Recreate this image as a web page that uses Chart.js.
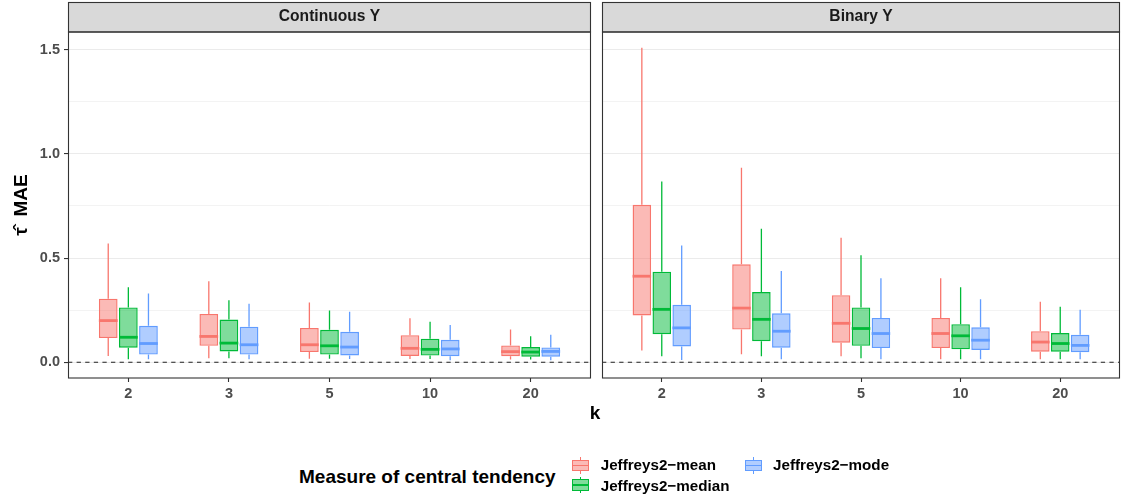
<!DOCTYPE html>
<html>
<head>
<meta charset="utf-8">
<script src="https://cdn.jsdelivr.net/npm/chart.js@4.4.1/dist/chart.umd.min.js"></script>
<style>
  html, body { margin:0; padding:0; background:#fff; width:1122px; height:499px; overflow:hidden;
    font-family:"Liberation Sans", Arial, Helvetica, sans-serif; }
  .abs { position:absolute; }
  #wrapA { left:0; top:0; width:600px; height:410px; }
  #wrapB { left:600px; top:0; width:522px; height:410px; }
  #xtitle { left:495px; width:200px; top:402.4px; text-align:center; font-weight:bold; font-size:19px; line-height:22px; color:#000; }
  #legTitle { left:299px; top:465.5px; font-weight:bold; font-size:19px; line-height:22px; color:#000; white-space:nowrap; }
  .legText { font-weight:bold; font-size:15.2px; line-height:17px; color:#000; white-space:nowrap; }
  .key { position:absolute; width:17.3px; height:17px; }
  .key .w { position:absolute; left:8px; width:1.3px; height:2.7px; }
  .key .bx { position:absolute; left:0; top:2.7px; width:17.3px; height:11.6px; box-sizing:border-box; border-style:solid; border-width:1.4px; }
  .key .md { position:absolute; left:0; right:0; top:50%; height:1.4px; margin-top:-0.7px; }
</style>
</head>
<body>
<div id="wrapA" class="abs"><canvas id="cA" width="600" height="410"></canvas></div>
<div id="wrapB" class="abs"><canvas id="cB" width="522" height="410"></canvas></div>
<div id="xtitle" class="abs">k</div>
<div id="legTitle" class="abs">Measure of central tendency</div>
<div id="legend"></div>
<script>
// ---------------- data ----------------
const kLabels = ['2', '3', '5', '10', '20'];
const seriesNames = ['Jeffreys2\u2212mean', 'Jeffreys2\u2212median', 'Jeffreys2\u2212mode'];
const panelTitles = ['Continuous Y', 'Binary Y'];
const yAxisTitle = '\u03C4\u0302  MAE';
const xAxisTitle = 'k';
const legendTitle = 'Measure of central tendency';
const yTickValues = [0, 0.25, 0.5, 0.75, 1.0, 1.25, 1.5];
const yMajorLabels = ['0.0', '0.5', '1.0', '1.5'];
const yRange = [-0.0755, 1.585];
const refLineY = 0;

// box statistics per k: [lower whisker, Q1, median, Q3, upper whisker]
const contMean   = [[0.030,0.116,0.200,0.305,0.570],[0.019,0.079,0.124,0.232,0.389],[0.017,0.049,0.084,0.165,0.287],[0.016,0.030,0.067,0.130,0.211],[0.013,0.029,0.051,0.081,0.157]];
const contMedian = [[0.014,0.070,0.120,0.263,0.360],[0.019,0.052,0.092,0.205,0.298],[0.017,0.037,0.079,0.156,0.248],[0.016,0.032,0.062,0.113,0.195],[0.013,0.027,0.049,0.073,0.125]];
const contMode   = [[0.014,0.037,0.090,0.175,0.330],[0.014,0.037,0.084,0.171,0.281],[0.016,0.033,0.073,0.146,0.243],[0.010,0.029,0.064,0.108,0.179],[0.010,0.027,0.052,0.071,0.132]];
const binMean    = [[0.057,0.225,0.413,0.756,1.510],[0.038,0.157,0.260,0.470,0.933],[0.029,0.094,0.187,0.322,0.598],[0.014,0.068,0.138,0.213,0.403],[0.014,0.051,0.097,0.149,0.290]];
const binMedian  = [[0.029,0.135,0.254,0.435,0.867],[0.029,0.101,0.206,0.337,0.641],[0.019,0.079,0.162,0.263,0.514],[0.014,0.062,0.127,0.183,0.360],[0.014,0.051,0.090,0.140,0.267]];
const binMode    = [[0.011,0.076,0.165,0.276,0.560],[0.014,0.070,0.149,0.235,0.438],[0.014,0.068,0.138,0.213,0.403],[0.014,0.059,0.106,0.168,0.303],[0.014,0.048,0.081,0.132,0.252]];

// ---------------- style ----------------
const FONT = '"Liberation Sans", Arial, Helvetica, sans-serif';
const strokes = ['#F8766D', '#00BA38', '#619CFF'];
const fills = ['rgba(248,118,109,0.5)', 'rgba(0,186,56,0.5)', 'rgba(97,156,255,0.5)'];
Chart.defaults.font.family = FONT;

const isMajor = v => Math.abs(v * 2 - Math.round(v * 2)) < 1e-6;

const panelPlugin = {
  id: 'panelDecor',
  beforeDraw(chart) {
    const { ctx, chartArea: a } = chart;
    ctx.save();
    ctx.fillStyle = '#D9D9D9';
    ctx.fillRect(a.left, 2, a.right - a.left, a.top - 2);
    ctx.strokeStyle = '#333333';
    ctx.lineWidth = 1.1;
    ctx.strokeRect(a.left + 0.5, 2.5, a.right - a.left - 1, a.top - 2.5);
    ctx.restore();
  },
  afterDatasetsDraw(chart) {
    const { ctx } = chart;
    const yS = chart.scales.y;
    ctx.save();
    chart.data.datasets.forEach((ds, di) => {
      if (!ds.stats) return;
      const meta = chart.getDatasetMeta(di);
      meta.data.forEach((el, i) => {
        const s = ds.stats[i];
        const x = el.x, w = el.width;
        ctx.strokeStyle = ds.borderColor;
        ctx.lineWidth = 1.3;
        ctx.beginPath();
        ctx.moveTo(x, yS.getPixelForValue(s[3]));
        ctx.lineTo(x, yS.getPixelForValue(s[4]));
        ctx.moveTo(x, yS.getPixelForValue(s[1]));
        ctx.lineTo(x, yS.getPixelForValue(s[0]));
        ctx.stroke();
        ctx.lineWidth = 2.8;
        ctx.beginPath();
        const ym = yS.getPixelForValue(s[2]);
        ctx.moveTo(x - w / 2, ym);
        ctx.lineTo(x + w / 2, ym);
        ctx.stroke();
      });
    });
    ctx.restore();
  },
  afterDraw(chart) {
    const { ctx, chartArea: a } = chart;
    ctx.save();
    ctx.strokeStyle = '#333333';
    ctx.lineWidth = 1.1;
    ctx.strokeRect(a.left + 0.5, a.top, a.right - a.left - 1, a.bottom - a.top);
    ctx.restore();
  }
};

function makeDatasets(statsList) {
  const ds = seriesNames.map((name, s) => ({
    type: 'bar',
    label: name,
    data: statsList[s].map((b, i) => ({ x: i + 1, y: [b[1], b[3]] })),
    stats: statsList[s],
    backgroundColor: fills[s],
    borderColor: strokes[s],
    borderWidth: 1.4,
    borderSkipped: false,
    categoryPercentage: 0.6,
    barPercentage: 0.93,
    order: 2
  }));
  ds.push({
    type: 'line',
    label: 'ref',
    data: [{ x: 0.4, y: refLineY }, { x: kLabels.length + 0.6, y: refLineY }],
    borderColor: '#222222',
    borderWidth: 1.2,
    borderDash: [4.3, 4.3],
    pointRadius: 0,
    fill: false,
    order: 1
  });
  return ds;
}

function makeChart(canvasId, title, statsList, showY, padding) {
  const yScale = {
    min: yRange[0], max: yRange[1],
    afterBuildTicks: s => { s.ticks = yTickValues.map(v => ({ value: v })); },
    afterFit: s => { s.width = showY ? 68 : 0; },
    ticks: {
      display: showY,
      callback: v => isMajor(v) ? yMajorLabels[Math.round(v * 2)] : '',
      color: '#4D4D4D',
      font: { family: FONT, size: 14.5, weight: 'bold' },
      padding: 4
    },
    grid: {
      color: '#EBEBEB',
      lineWidth: c => (c.tick && isMajor(c.tick.value)) ? 1.1 : 0.6,
      drawTicks: showY,
      tickLength: 4,
      tickColor: c => (c.tick && isMajor(c.tick.value)) ? '#333333' : 'rgba(0,0,0,0)',
      tickWidth: 1.1
    },
    border: { display: false },
    title: {
      display: showY, text: yAxisTitle, color: '#000',
      font: { family: FONT, size: 19, weight: 'bold' },
      padding: { top: 10, bottom: 0 }
    }
  };
  return new Chart(document.getElementById(canvasId), {
    type: 'bar',
    data: { datasets: makeDatasets(statsList) },
    plugins: [panelPlugin],
    options: {
      responsive: false,
      animation: false,
      devicePixelRatio: 1,
      layout: { padding: padding },
      scales: {
        x: {
          type: 'linear',
          min: 0.4, max: kLabels.length + 0.6,
          offset: false,
          afterBuildTicks: s => { s.ticks = kLabels.map((_, i) => ({ value: i + 1 })); },
          afterFit: s => { s.height = 32; },
          ticks: {
            autoSkip: false, maxRotation: 0,
            callback: v => kLabels[Math.round(v) - 1] ?? '',
            color: '#4D4D4D',
            font: { family: FONT, size: 14.5, weight: 'bold' },
            padding: 3.5
          },
          grid: { offset: false, drawOnChartArea: false, color: 'rgba(0,0,0,0)', tickLength: 4, tickColor: '#333333', tickWidth: 1.1 },
          border: { display: false }
        },
        y: yScale
      },
      plugins: {
        legend: { display: false },
        tooltip: { enabled: false },
        title: {
          display: true, text: title, fullSize: false, position: 'top',
          color: '#1A1A1A',
          font: { family: FONT, size: 15.6, weight: 'bold', lineHeight: 1.2 },
          padding: { top: 5.64, bottom: 5.64 }
        }
      }
    }
  });
}

makeChart('cA', panelTitles[0], [contMean, contMedian, contMode], true, { top: 2, right: 9, bottom: 0, left: 0 });
makeChart('cB', panelTitles[1], [binMean, binMedian, binMode], false, { top: 2, right: 2, bottom: 0, left: 2 });

document.getElementById('xtitle').textContent = xAxisTitle;
document.getElementById('legTitle').textContent = legendTitle;

// legend (ggplot-style boxplot keys), 2 rows, filled column-wise
const legPos = [
  { kx: 571.7, ky: 457, tx: 600.7, ty: 456.4 },
  { kx: 571.7, ky: 476.5, tx: 600.7, ty: 477.4 },
  { kx: 745, ky: 457, tx: 773, ty: 456.4 }
];
const leg = document.getElementById('legend');
seriesNames.forEach((name, s) => {
  const p = legPos[s];
  const key = document.createElement('div');
  key.className = 'key';
  key.style.left = p.kx + 'px';
  key.style.top = p.ky + 'px';
  key.innerHTML =
    '<div class="w" style="top:0;background:' + strokes[s] + '"></div>' +
    '<div class="w" style="top:14.3px;background:' + strokes[s] + '"></div>' +
    '<div class="bx" style="border-color:' + strokes[s] + ';background:' + fills[s] + '">' +
    '<div class="md" style="background:' + strokes[s] + '"></div></div>';
  leg.appendChild(key);
  const t = document.createElement('div');
  t.className = 'abs legText';
  t.style.left = p.tx + 'px';
  t.style.top = p.ty + 'px';
  t.textContent = name;
  leg.appendChild(t);
});
</script>
</body>
</html>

######

Copy nothing but the lines from the top of the data down to the line containing "const refLineY = 0;", and leave the pictures out.

SOLUTION TO THE EXERCISE>
Recreate this image as a web page that uses Chart.js.
<!DOCTYPE html>
<html>
<head>
<meta charset="utf-8">
<script src="https://cdn.jsdelivr.net/npm/chart.js@4.4.1/dist/chart.umd.min.js"></script>
<style>
  html, body { margin:0; padding:0; background:#fff; width:1122px; height:499px; overflow:hidden;
    font-family:"Liberation Sans", Arial, Helvetica, sans-serif; }
  .abs { position:absolute; }
  #wrapA { left:0; top:0; width:600px; height:410px; }
  #wrapB { left:600px; top:0; width:522px; height:410px; }
  #xtitle { left:495px; width:200px; top:402.4px; text-align:center; font-weight:bold; font-size:19px; line-height:22px; color:#000; }
  #legTitle { left:299px; top:465.5px; font-weight:bold; font-size:19px; line-height:22px; color:#000; white-space:nowrap; }
  .legText { font-weight:bold; font-size:15.2px; line-height:17px; color:#000; white-space:nowrap; }
  .key { position:absolute; width:17.3px; height:17px; }
  .key .w { position:absolute; left:8px; width:1.3px; height:2.7px; }
  .key .bx { position:absolute; left:0; top:2.7px; width:17.3px; height:11.6px; box-sizing:border-box; border-style:solid; border-width:1.4px; }
  .key .md { position:absolute; left:0; right:0; top:50%; height:1.4px; margin-top:-0.7px; }
</style>
</head>
<body>
<div id="wrapA" class="abs"><canvas id="cA" width="600" height="410"></canvas></div>
<div id="wrapB" class="abs"><canvas id="cB" width="522" height="410"></canvas></div>
<div id="xtitle" class="abs">k</div>
<div id="legTitle" class="abs">Measure of central tendency</div>
<div id="legend"></div>
<script>
// ---------------- data ----------------
const kLabels = ['2', '3', '5', '10', '20'];
const seriesNames = ['Jeffreys2\u2212mean', 'Jeffreys2\u2212median', 'Jeffreys2\u2212mode'];
const panelTitles = ['Continuous Y', 'Binary Y'];
const yAxisTitle = '\u03C4\u0302  MAE';
const xAxisTitle = 'k';
const legendTitle = 'Measure of central tendency';
const yTickValues = [0, 0.25, 0.5, 0.75, 1.0, 1.25, 1.5];
const yMajorLabels = ['0.0', '0.5', '1.0', '1.5'];
const yRange = [-0.0755, 1.585];
const refLineY = 0;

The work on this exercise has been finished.